### Data for processing
## Start
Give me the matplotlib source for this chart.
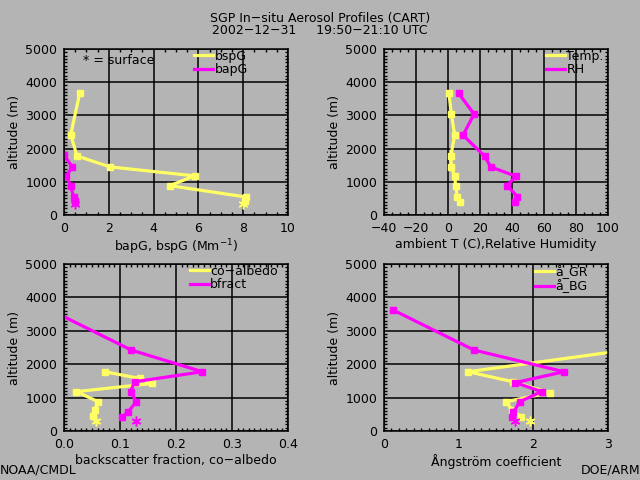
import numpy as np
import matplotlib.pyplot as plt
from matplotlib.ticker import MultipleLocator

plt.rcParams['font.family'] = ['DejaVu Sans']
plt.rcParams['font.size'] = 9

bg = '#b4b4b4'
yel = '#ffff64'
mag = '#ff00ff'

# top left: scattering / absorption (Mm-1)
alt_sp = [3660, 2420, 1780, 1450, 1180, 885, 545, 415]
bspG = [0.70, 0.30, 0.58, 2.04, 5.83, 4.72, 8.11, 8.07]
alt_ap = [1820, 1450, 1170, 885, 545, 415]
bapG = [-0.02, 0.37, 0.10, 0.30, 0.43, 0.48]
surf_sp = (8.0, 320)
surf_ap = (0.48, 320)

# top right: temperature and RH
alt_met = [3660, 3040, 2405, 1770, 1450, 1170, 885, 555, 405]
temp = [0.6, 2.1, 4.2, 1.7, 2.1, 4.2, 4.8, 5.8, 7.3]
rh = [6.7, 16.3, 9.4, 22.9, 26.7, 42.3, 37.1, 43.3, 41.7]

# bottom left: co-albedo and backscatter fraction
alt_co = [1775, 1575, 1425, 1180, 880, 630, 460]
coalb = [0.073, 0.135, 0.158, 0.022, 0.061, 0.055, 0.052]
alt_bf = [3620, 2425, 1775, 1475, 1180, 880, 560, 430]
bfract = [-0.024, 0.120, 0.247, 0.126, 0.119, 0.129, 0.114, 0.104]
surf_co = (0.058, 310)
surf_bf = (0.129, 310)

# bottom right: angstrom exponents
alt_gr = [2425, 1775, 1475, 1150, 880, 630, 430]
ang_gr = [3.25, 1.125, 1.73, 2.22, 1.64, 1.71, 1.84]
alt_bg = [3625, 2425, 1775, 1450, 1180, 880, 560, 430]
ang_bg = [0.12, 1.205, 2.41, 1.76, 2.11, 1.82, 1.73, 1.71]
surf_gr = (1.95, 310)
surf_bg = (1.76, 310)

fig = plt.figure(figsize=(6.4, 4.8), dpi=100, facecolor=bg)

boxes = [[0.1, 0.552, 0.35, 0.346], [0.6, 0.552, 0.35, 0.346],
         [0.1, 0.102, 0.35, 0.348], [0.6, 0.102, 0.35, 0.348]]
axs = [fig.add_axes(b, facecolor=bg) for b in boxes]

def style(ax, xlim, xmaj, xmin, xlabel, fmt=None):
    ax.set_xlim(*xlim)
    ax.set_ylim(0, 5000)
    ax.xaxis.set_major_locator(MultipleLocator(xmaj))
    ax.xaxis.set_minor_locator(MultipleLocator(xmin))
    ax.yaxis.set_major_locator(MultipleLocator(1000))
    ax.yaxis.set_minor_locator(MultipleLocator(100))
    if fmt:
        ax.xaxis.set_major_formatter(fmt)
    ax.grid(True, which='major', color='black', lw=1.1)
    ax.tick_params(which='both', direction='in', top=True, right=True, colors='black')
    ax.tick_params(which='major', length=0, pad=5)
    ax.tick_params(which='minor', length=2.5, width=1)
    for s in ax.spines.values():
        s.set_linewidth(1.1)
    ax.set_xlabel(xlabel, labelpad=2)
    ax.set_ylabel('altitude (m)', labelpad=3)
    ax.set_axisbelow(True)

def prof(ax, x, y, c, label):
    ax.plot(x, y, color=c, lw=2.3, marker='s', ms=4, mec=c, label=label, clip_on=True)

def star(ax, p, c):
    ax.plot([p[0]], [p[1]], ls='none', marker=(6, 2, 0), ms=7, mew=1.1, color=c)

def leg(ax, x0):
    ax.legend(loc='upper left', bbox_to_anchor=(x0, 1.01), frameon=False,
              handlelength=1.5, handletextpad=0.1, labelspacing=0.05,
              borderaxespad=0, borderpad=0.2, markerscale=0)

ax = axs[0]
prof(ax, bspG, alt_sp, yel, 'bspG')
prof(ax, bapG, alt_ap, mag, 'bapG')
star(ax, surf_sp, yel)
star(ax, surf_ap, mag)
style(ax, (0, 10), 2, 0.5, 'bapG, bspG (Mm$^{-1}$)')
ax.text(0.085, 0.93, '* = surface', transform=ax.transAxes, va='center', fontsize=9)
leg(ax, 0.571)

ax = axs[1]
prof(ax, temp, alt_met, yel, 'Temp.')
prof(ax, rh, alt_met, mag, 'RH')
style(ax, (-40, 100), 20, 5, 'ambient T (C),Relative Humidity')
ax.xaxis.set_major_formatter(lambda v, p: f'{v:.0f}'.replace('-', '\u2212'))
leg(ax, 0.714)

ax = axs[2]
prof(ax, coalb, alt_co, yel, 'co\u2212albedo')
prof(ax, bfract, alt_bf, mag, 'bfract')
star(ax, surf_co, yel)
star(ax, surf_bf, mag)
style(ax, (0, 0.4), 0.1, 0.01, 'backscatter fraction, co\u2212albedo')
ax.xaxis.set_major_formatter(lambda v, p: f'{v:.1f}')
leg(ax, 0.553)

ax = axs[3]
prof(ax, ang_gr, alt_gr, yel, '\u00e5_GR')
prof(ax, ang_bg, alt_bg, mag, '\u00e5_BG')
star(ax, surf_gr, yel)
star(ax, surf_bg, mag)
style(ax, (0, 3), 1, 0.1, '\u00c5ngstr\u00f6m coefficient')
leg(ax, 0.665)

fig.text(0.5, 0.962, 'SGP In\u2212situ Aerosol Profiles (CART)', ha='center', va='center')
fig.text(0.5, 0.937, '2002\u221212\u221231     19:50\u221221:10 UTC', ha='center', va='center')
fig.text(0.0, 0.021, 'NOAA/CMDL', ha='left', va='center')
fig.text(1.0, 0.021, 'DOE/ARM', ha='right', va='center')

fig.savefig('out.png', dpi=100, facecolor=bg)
## End
## Start
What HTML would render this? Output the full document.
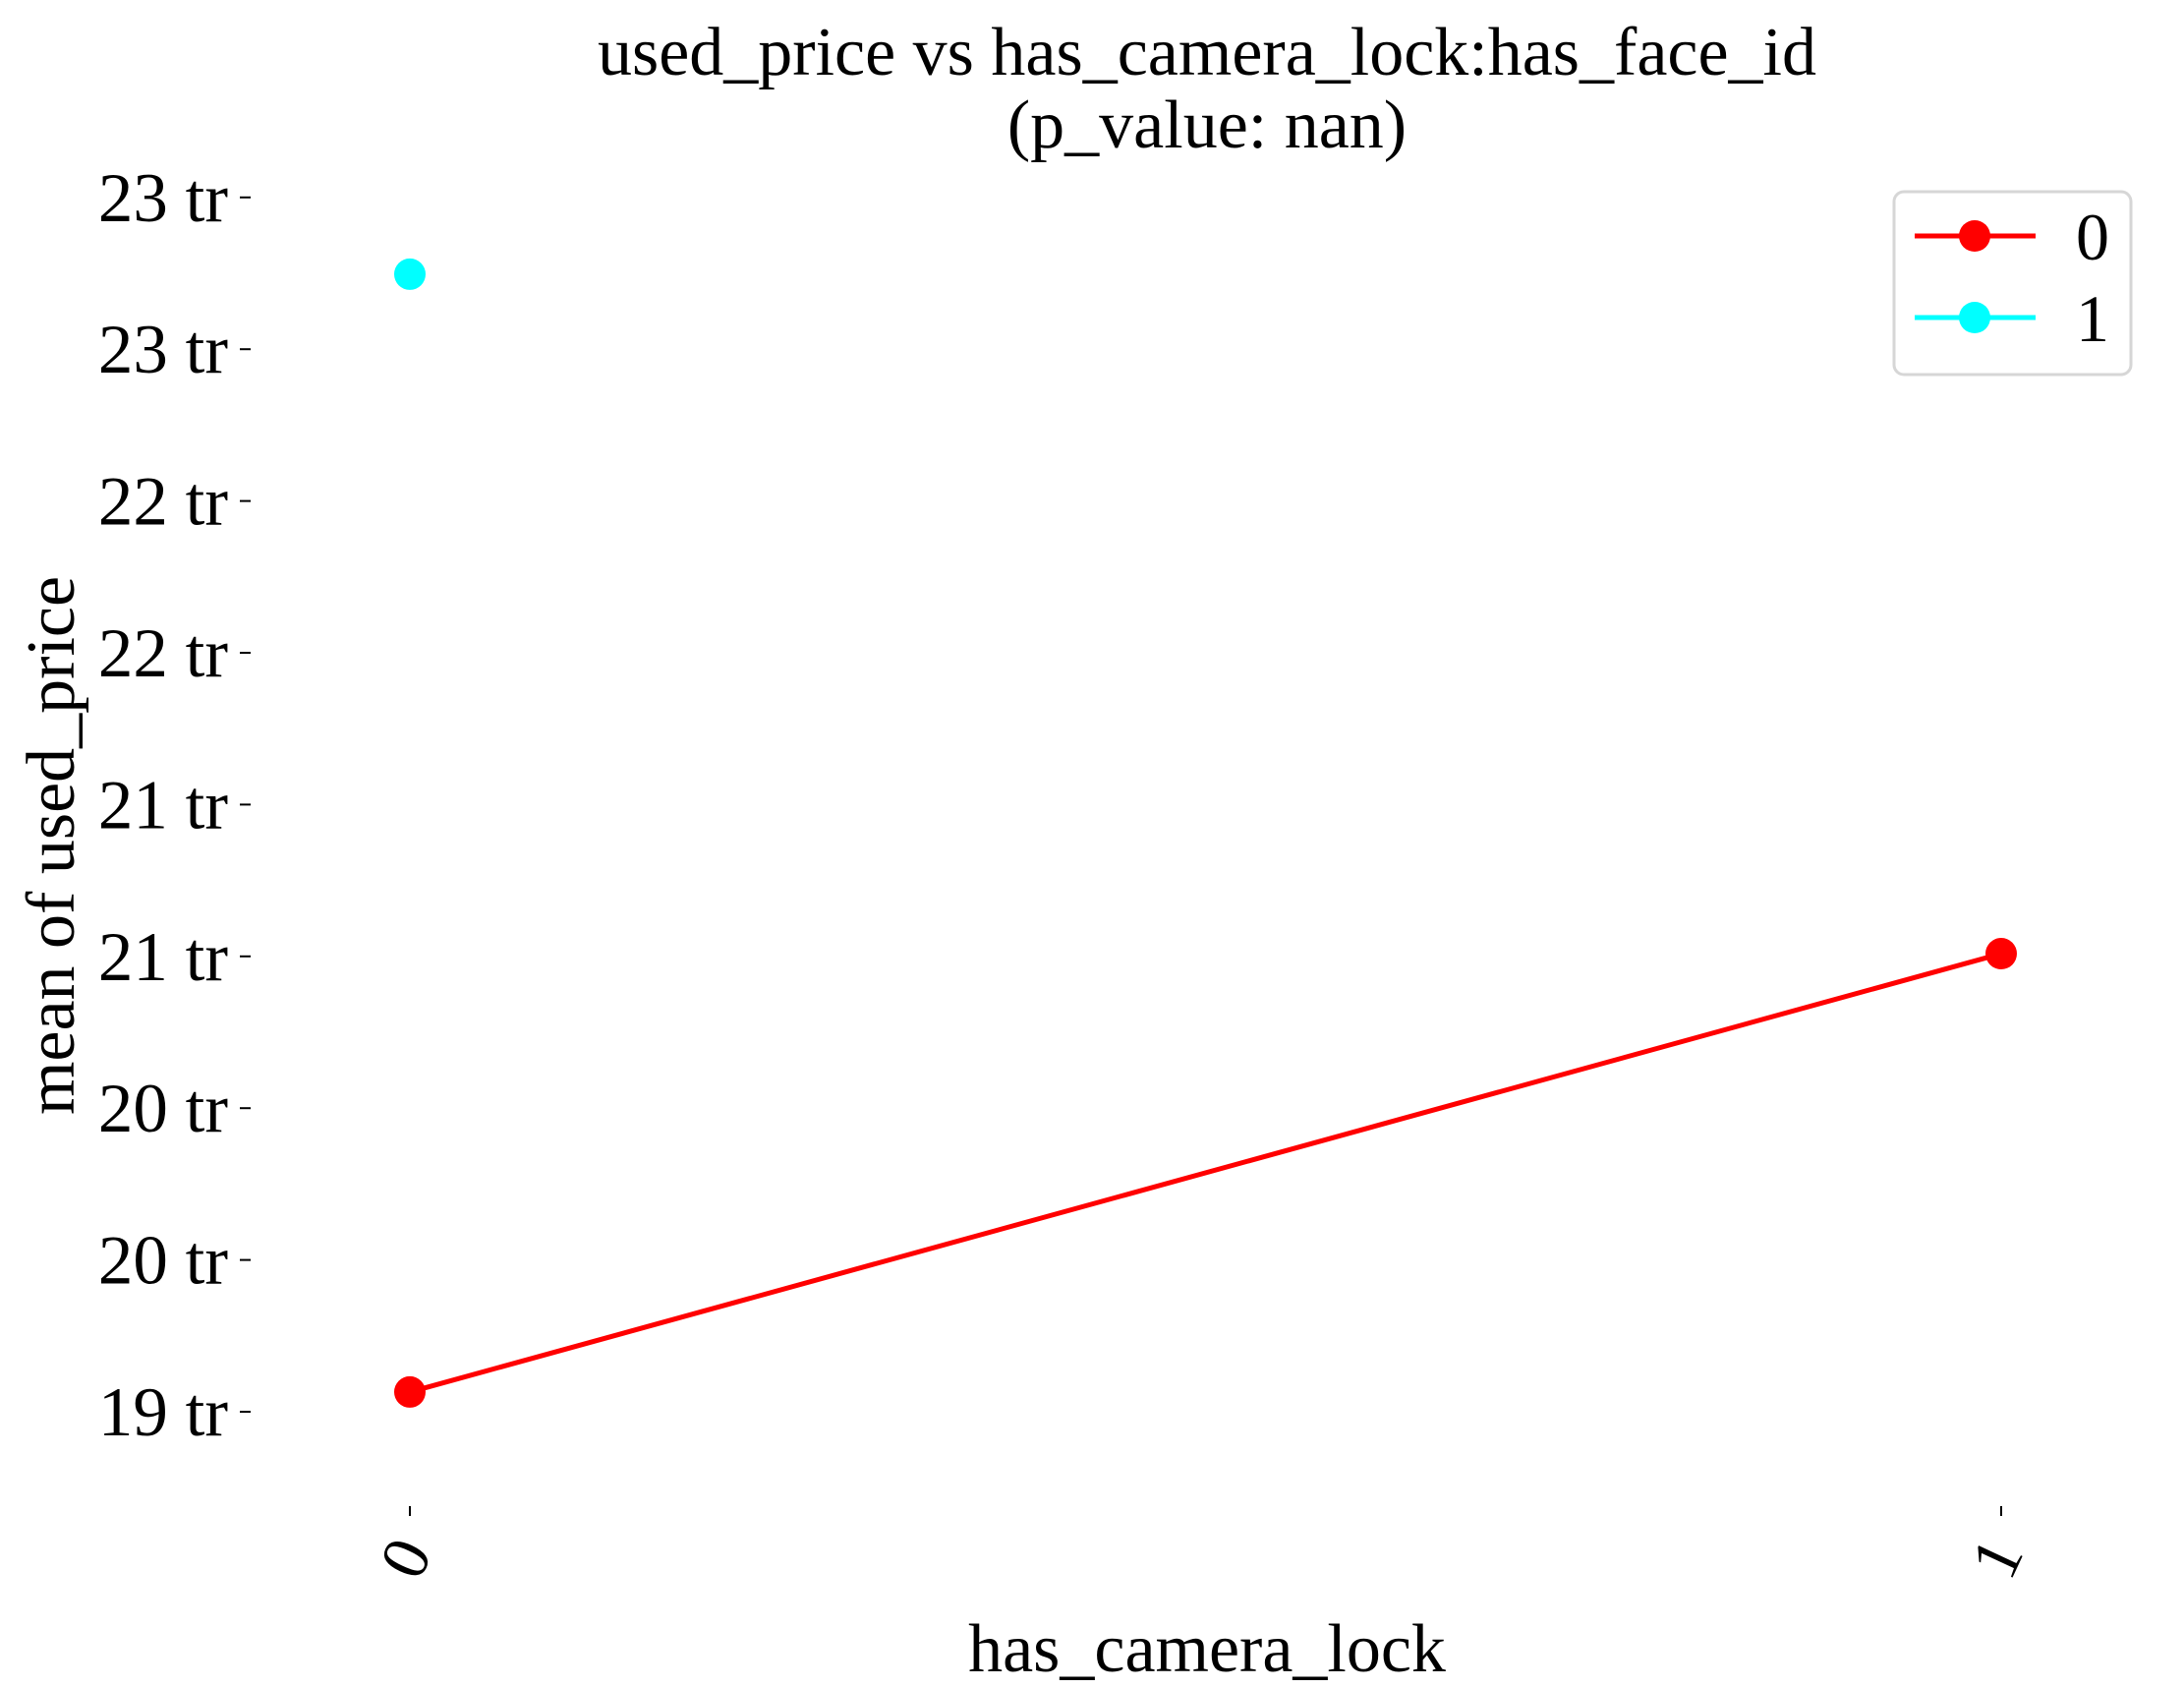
## End
### The task
Give only the number of lines in the entries above that contain the string "matplotlib".

### Exercise solution
3